08 Apr 2014

Medics with Poor English Language Skills ‘Face Axe’

Doctors and nurses in the UK who cannot communicate clearly in English face being struck off under new regulations.

Other health workers could also be given the boot if their language skills aren’t deemed to be up to scratch.

It is part of a new draft Bill published by the country’s Law Commission that will unite the nine bodies currently covering healthcare nationwide, allowing them to work from a single legislative framework.

Organisations including the Nursing and Midwifery Council (NMC) and the General Medical Council (GMC) are bound by different rules on what they can do.

New powers, however, would allow regulators to proactively investigate instances of suspected poor conduct and practice whenever they come to their attention. At present, some can only investigate once they have received a formal complaint.

Patient protection

For the very first time, regulators will be able to discipline or strike off professionals who are not able to communicate clearly in English to patients.

They will also be able to reconsider cases that have been closed in the past following a mistake or error.

A process of revalidation – where professionals undergo “MOTs” to ensure they are still fit to practice – will be extended from doctors to all health and social care professionals, while schemes could be introduced to ban unregulated workers from providing services.

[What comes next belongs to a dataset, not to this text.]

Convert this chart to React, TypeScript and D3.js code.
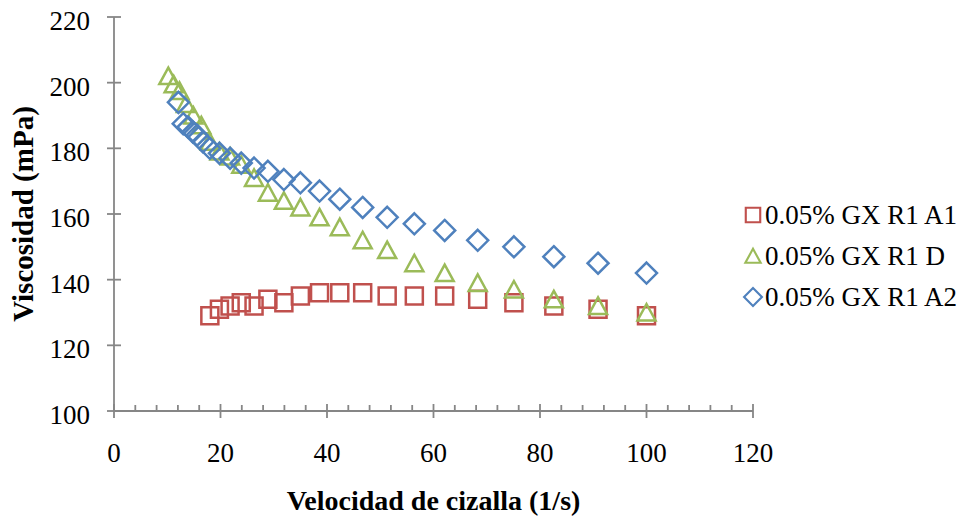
import { useEffect, useRef } from "react";
import * as d3 from "d3";

// shear rate (1/s) and viscosity (mPa) per series
const shearA1 = [18.0, 19.8, 21.8, 23.9, 26.3, 28.9, 31.9, 35.0, 38.6, 42.4, 46.7, 51.3, 56.4, 62.1, 68.3, 75.1, 82.6, 90.9, 100];
const viscA1 = [129, 131, 132, 133, 132, 134, 133, 135, 136, 136, 136, 135, 135, 135, 134, 133, 132, 131, 129];

const shearD = [10.2, 11.2, 12.3, 13.5, 14.9, 16.4, 18.0, 19.8, 21.8, 23.9, 26.3, 28.9, 31.9, 35.0, 38.6, 42.4, 46.7, 51.3, 56.4, 62.1, 68.3, 75.1, 82.6, 90.9, 100];
const viscD = [202, 199.5, 197.5, 193.5, 190, 187, 182, 179, 177.5, 175, 171, 166.5, 164, 162, 159, 156, 152, 149, 145, 142, 139, 137, 134, 132, 130];

const shearA2 = [12.1, 13.0, 13.9, 14.8, 15.6, 16.7, 18.0, 19.8, 21.8, 23.9, 26.3, 28.9, 31.9, 35.0, 38.6, 42.4, 46.7, 51.3, 56.4, 62.1, 68.3, 75.1, 82.6, 90.9, 100];
const viscA2 = [194, 187.5, 186.5, 185, 184, 182, 180, 178.5, 177, 175.5, 174, 173, 170.5, 169.5, 167, 164.5, 162, 159, 157, 155, 152, 150, 147, 145, 142];

const seriesNames = ["0.05% GX R1 A1", "0.05% GX R1 D", "0.05% GX R1 A2"];
const xTicks = [0, 20, 40, 60, 80, 100, 120];
const yTicks = [100, 120, 140, 160, 180, 200, 220];

const FONT = "'Liberation Serif', 'DejaVu Serif', serif";
const AXIS = "#868686";

const App = () => {
  const svgRef = useRef<SVGSVGElement | null>(null);
  const width = 971;
  const height = 520;

  useEffect(() => {
    const svg = d3.select(svgRef.current);
    svg.selectAll("*").remove();

    const x = d3.scaleLinear().domain([0, 120]).range([114, 753]);
    const y = d3.scaleLinear().domain([100, 220]).range([411, 17]);

    const series = [
      { name: seriesNames[0], xs: shearA1, ys: viscA1, color: "#C0504D", shape: "square" },
      { name: seriesNames[1], xs: shearD, ys: viscD, color: "#9BBB59", shape: "triangle" },
      { name: seriesNames[2], xs: shearA2, ys: viscA2, color: "#4F81BD", shape: "diamond" },
    ];

    const markerPath = (shape: string) => {
      if (shape === "square") return "M-8.5,-8.5H8.5V8.5H-8.5Z";
      if (shape === "triangle") return "M0,-8.5L9,8L-9,8Z";
      return "M0,-10.5L10.5,0L0,10.5L-10.5,0Z";
    };

    // axes
    const axes = svg.append("g").attr("stroke", AXIS).attr("stroke-width", 1.8);
    axes.append("line").attr("x1", x(0)).attr("x2", x(0)).attr("y1", y(220)).attr("y2", y(100));
    axes.append("line").attr("x1", x(0)).attr("x2", x(120)).attr("y1", y(100)).attr("y2", y(100));

    axes.selectAll(".ytick")
      .data(yTicks)
      .enter()
      .append("line")
      .attr("x1", x(0) - 7)
      .attr("x2", x(0) + 7)
      .attr("y1", (d) => y(d))
      .attr("y2", (d) => y(d));

    axes.selectAll(".xtick")
      .data(xTicks)
      .enter()
      .append("line")
      .attr("x1", (d) => x(d))
      .attr("x2", (d) => x(d))
      .attr("y1", y(100) - 7)
      .attr("y2", y(100) + 7);

    const minor = d3.range(4, 120, 4).filter((d) => d % 20 !== 0);
    axes.selectAll(".xminor")
      .data(minor)
      .enter()
      .append("line")
      .attr("x1", (d) => x(d))
      .attr("x2", (d) => x(d))
      .attr("y1", y(100) - 6)
      .attr("y2", y(100));

    // tick labels
    svg.selectAll(".ylab")
      .data(yTicks)
      .enter()
      .append("text")
      .attr("x", 90)
      .attr("y", (d) => y(d) + 13)
      .attr("text-anchor", "end")
      .style("font-family", FONT)
      .style("font-size", "27px")
      .text((d) => d);

    svg.selectAll(".xlab")
      .data(xTicks)
      .enter()
      .append("text")
      .attr("x", (d) => x(d))
      .attr("y", 462)
      .attr("text-anchor", "middle")
      .style("font-family", FONT)
      .style("font-size", "27px")
      .text((d) => d);

    // axis titles
    svg.append("text")
      .attr("x", (x(0) + x(120)) / 2)
      .attr("y", 510)
      .attr("text-anchor", "middle")
      .style("font-family", FONT)
      .style("font-weight", "bold")
      .style("font-size", "28px")
      .text("Velocidad de cizalla (1/s)");

    svg.append("text")
      .attr("transform", `translate(33, ${(y(100) + y(220)) / 2}) rotate(-90)`)
      .attr("text-anchor", "middle")
      .style("font-family", FONT)
      .style("font-weight", "bold")
      .style("font-size", "29px")
      .text("Viscosidad (mPa)");

    // markers
    series.forEach((s) => {
      svg.append("g")
        .selectAll("path")
        .data(s.xs.map((v, i) => [v, s.ys[i]]))
        .enter()
        .append("path")
        .attr("d", markerPath(s.shape))
        .attr("transform", (d) => `translate(${x(d[0])},${y(d[1])})`)
        .attr("fill", "none")
        .attr("stroke", s.color)
        .attr("stroke-width", 2.5);
    });

    // legend
    const legend = svg.append("g");
    series.forEach((s, i) => {
      const ly = 215 + i * 41;
      legend.append("path")
        .attr("d", markerPath(s.shape))
        .attr("transform", `translate(753,${ly}) scale(0.85)`)
        .attr("fill", "none")
        .attr("stroke", s.color)
        .attr("stroke-width", 2.5);
      legend.append("text")
        .attr("x", 765)
        .attr("y", ly + 9)
        .style("font-family", FONT)
        .style("font-size", "27px")
        .text(s.name);
    });
  }, []);

  return (
    <div style={{ position: "absolute", left: 0, top: 0 }}>
      <svg ref={svgRef} width={width} height={height} style={{ display: "block", background: "#fff" }} />
    </div>
  );
};

export default App;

Nicholas Paines QC, the commissioner leading the project for England and Wales, claims the regulations are in the best interests of patients.

“Our recommended reforms place patient protection firmly at the heart of a new legal framework,” he said.

“If implemented, they will enhance the autonomy of the regulators, empower them to respond more quickly and effectively to emerging public health concerns and enable them to meet the demands of a modern, devolved health and social care sector.”

Language tests

The nine regulators are responsible for around 1.4 million workers across 32 health and social care roles, although they have limited powers to remove workers with poor communication skills once they are registered.

But the Bill will put all of them on the same footing when it comes to being able to test the language competency of health workers.

It will grant the power to test the language skills of any person applying to be on the register if specific issues are raised about their lack of proficiency.